++++ AVAILABLE RECORDS

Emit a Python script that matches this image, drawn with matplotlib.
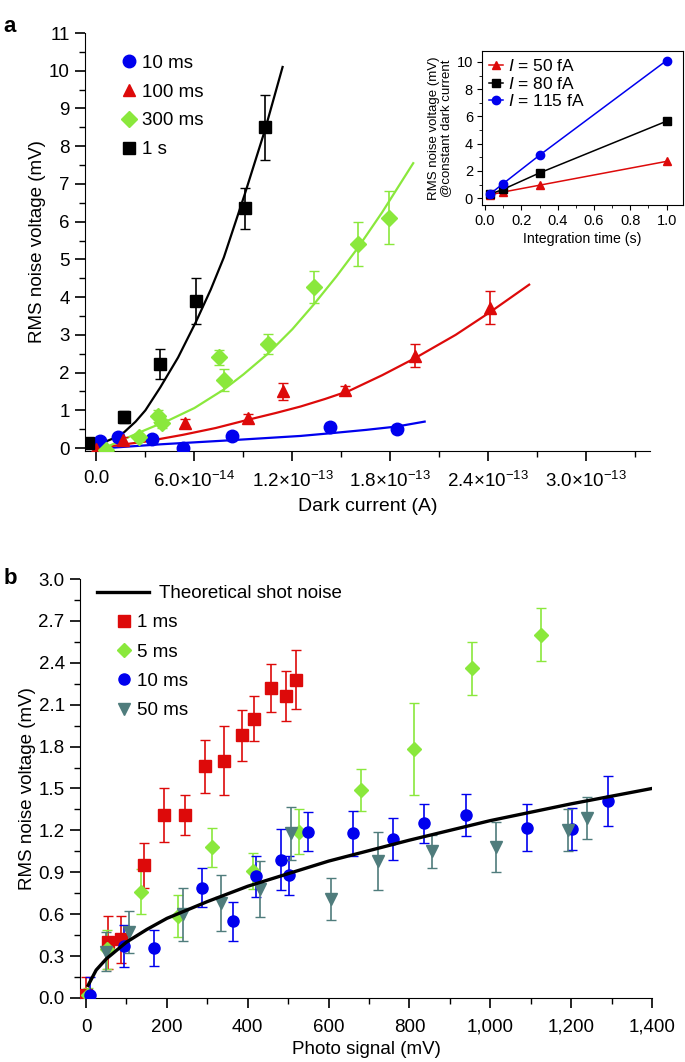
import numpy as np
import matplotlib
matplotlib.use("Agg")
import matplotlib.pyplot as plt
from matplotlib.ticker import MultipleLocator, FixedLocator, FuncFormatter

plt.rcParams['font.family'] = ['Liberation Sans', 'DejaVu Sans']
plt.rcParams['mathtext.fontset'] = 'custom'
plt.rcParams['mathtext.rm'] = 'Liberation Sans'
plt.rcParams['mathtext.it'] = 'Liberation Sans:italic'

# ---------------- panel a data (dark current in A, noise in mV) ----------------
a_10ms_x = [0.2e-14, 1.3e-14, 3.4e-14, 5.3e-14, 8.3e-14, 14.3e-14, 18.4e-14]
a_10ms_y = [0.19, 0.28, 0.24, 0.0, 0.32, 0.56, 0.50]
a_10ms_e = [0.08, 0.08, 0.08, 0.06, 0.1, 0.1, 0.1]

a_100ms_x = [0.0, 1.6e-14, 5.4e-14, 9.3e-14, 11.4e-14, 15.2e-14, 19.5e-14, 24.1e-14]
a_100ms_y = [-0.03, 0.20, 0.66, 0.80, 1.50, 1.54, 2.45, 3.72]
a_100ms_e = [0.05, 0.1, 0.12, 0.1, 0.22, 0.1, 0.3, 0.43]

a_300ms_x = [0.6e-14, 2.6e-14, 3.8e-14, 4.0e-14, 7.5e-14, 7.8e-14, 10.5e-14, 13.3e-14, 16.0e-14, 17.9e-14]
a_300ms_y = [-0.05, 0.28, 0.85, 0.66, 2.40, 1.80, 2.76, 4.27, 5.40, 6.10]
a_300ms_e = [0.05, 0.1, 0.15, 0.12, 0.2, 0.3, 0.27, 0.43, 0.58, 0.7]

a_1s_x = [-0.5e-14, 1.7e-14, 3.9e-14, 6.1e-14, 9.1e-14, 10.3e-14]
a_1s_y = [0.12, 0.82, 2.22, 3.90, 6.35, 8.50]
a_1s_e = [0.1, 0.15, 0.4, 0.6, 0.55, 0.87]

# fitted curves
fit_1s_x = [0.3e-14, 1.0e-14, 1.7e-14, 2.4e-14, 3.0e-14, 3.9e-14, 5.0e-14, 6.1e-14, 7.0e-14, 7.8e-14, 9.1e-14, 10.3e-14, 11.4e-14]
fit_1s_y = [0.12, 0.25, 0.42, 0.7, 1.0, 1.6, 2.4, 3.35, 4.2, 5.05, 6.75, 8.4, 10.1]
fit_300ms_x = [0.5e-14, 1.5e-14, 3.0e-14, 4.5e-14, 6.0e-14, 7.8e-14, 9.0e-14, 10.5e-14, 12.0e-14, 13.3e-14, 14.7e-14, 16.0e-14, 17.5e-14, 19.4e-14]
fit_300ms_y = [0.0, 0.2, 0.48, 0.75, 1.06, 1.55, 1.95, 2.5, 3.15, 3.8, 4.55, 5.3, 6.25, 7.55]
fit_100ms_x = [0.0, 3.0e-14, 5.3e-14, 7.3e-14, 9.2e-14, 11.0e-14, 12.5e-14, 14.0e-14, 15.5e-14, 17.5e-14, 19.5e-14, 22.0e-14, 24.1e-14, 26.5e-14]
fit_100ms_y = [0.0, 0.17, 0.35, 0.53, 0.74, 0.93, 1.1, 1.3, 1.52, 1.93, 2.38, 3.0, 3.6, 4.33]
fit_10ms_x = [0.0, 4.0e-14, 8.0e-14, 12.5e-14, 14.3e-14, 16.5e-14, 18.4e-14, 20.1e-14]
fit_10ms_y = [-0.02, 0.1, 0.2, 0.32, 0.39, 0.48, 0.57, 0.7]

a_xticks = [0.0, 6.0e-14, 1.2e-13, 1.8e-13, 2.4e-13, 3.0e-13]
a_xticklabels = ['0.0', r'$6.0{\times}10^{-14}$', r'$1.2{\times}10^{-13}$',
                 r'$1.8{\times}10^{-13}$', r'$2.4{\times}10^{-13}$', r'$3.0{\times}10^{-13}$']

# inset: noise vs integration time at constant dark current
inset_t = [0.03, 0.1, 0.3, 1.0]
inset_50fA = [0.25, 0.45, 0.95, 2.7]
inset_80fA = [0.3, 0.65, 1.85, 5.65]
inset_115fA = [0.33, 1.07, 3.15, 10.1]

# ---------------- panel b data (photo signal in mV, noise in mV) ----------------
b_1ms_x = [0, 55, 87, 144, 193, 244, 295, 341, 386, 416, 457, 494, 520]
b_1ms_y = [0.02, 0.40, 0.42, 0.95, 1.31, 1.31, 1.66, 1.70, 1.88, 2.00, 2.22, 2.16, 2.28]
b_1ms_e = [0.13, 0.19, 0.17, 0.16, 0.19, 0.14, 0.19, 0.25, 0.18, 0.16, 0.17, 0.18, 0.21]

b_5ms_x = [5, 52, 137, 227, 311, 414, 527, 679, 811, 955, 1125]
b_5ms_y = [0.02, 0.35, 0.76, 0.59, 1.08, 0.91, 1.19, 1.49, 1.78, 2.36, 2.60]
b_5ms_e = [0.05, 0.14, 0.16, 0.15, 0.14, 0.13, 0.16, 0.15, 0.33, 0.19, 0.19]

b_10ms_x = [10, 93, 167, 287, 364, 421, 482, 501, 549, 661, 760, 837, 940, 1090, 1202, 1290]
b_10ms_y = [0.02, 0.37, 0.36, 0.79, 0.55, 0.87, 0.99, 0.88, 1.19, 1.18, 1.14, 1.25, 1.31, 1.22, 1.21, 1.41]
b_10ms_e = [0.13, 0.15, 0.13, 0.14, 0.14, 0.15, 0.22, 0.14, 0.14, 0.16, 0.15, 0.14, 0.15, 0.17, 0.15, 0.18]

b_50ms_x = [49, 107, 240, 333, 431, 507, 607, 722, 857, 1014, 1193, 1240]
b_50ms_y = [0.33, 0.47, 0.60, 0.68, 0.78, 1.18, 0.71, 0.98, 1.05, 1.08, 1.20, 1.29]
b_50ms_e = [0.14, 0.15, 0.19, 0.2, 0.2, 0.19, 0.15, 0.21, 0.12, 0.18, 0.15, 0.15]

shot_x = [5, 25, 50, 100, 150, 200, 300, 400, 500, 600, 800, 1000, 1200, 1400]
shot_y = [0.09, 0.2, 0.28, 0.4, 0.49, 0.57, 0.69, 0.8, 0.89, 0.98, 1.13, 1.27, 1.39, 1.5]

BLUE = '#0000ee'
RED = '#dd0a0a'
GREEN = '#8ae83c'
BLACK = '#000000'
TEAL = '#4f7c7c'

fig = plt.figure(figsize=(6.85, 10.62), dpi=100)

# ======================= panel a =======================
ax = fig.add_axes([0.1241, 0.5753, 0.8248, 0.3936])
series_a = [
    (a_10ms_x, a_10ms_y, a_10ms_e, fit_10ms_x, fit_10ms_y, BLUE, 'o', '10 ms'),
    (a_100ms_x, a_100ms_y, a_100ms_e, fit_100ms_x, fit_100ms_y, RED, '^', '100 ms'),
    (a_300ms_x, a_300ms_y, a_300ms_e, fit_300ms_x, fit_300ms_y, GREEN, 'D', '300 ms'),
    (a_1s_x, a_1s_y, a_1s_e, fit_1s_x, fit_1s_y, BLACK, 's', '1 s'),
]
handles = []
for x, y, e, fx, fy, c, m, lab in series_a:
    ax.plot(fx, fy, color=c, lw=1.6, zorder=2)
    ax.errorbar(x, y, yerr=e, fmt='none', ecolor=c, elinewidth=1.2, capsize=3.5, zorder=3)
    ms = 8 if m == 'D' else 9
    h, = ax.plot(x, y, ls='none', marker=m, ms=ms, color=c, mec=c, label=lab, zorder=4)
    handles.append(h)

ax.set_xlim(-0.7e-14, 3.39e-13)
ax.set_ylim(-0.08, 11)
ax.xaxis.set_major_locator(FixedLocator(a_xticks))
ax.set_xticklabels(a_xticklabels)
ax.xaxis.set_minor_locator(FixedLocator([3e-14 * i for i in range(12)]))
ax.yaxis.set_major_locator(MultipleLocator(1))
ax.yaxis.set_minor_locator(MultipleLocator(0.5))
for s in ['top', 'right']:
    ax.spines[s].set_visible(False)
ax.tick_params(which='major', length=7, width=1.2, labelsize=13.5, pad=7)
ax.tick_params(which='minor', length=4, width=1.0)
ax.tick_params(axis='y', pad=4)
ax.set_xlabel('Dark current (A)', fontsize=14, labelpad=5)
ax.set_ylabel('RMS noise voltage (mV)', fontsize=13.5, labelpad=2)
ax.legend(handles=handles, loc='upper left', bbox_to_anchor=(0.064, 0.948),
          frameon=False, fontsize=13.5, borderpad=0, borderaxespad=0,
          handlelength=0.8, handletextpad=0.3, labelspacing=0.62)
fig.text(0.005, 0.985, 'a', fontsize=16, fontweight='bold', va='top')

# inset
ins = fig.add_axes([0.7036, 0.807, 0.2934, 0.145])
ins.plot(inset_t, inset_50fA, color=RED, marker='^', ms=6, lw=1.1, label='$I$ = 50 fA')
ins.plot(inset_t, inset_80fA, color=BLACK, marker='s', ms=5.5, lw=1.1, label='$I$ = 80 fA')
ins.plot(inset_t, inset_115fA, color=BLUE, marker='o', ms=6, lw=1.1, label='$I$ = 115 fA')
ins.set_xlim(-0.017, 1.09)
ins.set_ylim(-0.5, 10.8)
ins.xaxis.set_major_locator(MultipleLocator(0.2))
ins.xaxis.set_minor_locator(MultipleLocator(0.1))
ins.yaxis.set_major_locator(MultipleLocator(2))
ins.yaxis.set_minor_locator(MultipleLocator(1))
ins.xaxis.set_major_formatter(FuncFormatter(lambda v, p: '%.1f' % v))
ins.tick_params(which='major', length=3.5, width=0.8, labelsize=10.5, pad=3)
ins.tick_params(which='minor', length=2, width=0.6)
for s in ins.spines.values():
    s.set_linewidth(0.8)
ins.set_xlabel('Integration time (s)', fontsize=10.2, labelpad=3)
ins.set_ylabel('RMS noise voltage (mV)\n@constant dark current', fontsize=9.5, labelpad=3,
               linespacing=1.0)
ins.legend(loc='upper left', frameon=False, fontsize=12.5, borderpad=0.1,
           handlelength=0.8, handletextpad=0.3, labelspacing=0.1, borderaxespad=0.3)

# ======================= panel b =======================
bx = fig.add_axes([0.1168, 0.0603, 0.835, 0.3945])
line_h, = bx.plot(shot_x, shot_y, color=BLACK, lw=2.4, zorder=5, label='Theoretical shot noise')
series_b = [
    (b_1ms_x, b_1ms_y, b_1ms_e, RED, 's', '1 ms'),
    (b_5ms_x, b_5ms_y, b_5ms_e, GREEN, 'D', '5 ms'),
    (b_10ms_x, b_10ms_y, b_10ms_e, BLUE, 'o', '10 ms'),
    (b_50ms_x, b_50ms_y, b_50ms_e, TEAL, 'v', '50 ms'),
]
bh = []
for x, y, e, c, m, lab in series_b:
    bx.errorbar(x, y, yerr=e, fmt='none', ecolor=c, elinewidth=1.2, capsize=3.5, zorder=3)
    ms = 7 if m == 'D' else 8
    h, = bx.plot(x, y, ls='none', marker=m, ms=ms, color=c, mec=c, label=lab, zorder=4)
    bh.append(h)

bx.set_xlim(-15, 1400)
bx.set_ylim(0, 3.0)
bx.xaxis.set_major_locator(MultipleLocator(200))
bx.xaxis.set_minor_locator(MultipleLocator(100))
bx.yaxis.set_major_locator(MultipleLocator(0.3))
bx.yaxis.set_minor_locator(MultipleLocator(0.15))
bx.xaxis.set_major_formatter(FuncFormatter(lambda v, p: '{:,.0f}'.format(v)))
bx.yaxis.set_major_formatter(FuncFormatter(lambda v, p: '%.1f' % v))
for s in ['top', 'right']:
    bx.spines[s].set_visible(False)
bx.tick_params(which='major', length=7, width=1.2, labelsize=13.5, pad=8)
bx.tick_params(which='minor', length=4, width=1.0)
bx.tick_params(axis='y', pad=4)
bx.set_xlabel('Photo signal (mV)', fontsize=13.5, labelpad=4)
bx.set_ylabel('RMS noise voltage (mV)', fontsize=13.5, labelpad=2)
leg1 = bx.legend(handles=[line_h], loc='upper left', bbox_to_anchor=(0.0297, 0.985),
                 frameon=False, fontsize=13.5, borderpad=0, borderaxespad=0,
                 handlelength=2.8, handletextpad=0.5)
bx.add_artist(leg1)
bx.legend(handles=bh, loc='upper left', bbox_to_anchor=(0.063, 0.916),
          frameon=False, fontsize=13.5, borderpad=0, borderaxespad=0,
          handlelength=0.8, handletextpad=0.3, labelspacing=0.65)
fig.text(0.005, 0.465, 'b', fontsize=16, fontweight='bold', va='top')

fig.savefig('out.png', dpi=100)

++++++++
++++ AVAILABLE RECORDS

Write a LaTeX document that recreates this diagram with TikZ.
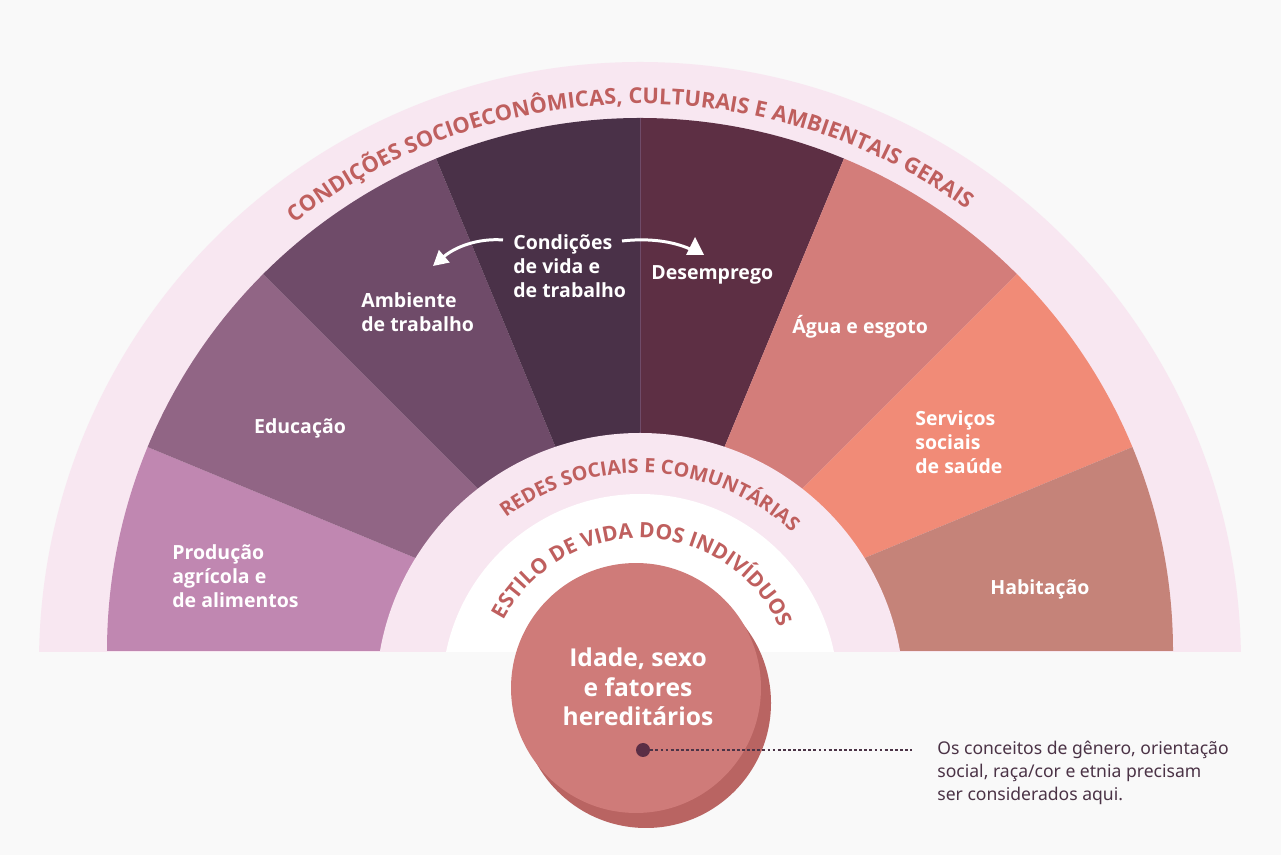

++++++++

= TASK INSTRUCTIONS =
Start at the line above containing "Emit a Python" and stop at the line containing "plt.rcParams['mathtext.it'] = 'Liberation": print those lines and everything between them exactly, but not the pictures.

= RESPONSE BELOW =
Emit a Python script that matches this image, drawn with matplotlib.
import numpy as np
import matplotlib
matplotlib.use("Agg")
import matplotlib.pyplot as plt
from matplotlib.ticker import MultipleLocator, FixedLocator, FuncFormatter

plt.rcParams['font.family'] = ['Liberation Sans', 'DejaVu Sans']
plt.rcParams['mathtext.fontset'] = 'custom'
plt.rcParams['mathtext.rm'] = 'Liberation Sans'
plt.rcParams['mathtext.it'] = 'Liberation Sans:italic'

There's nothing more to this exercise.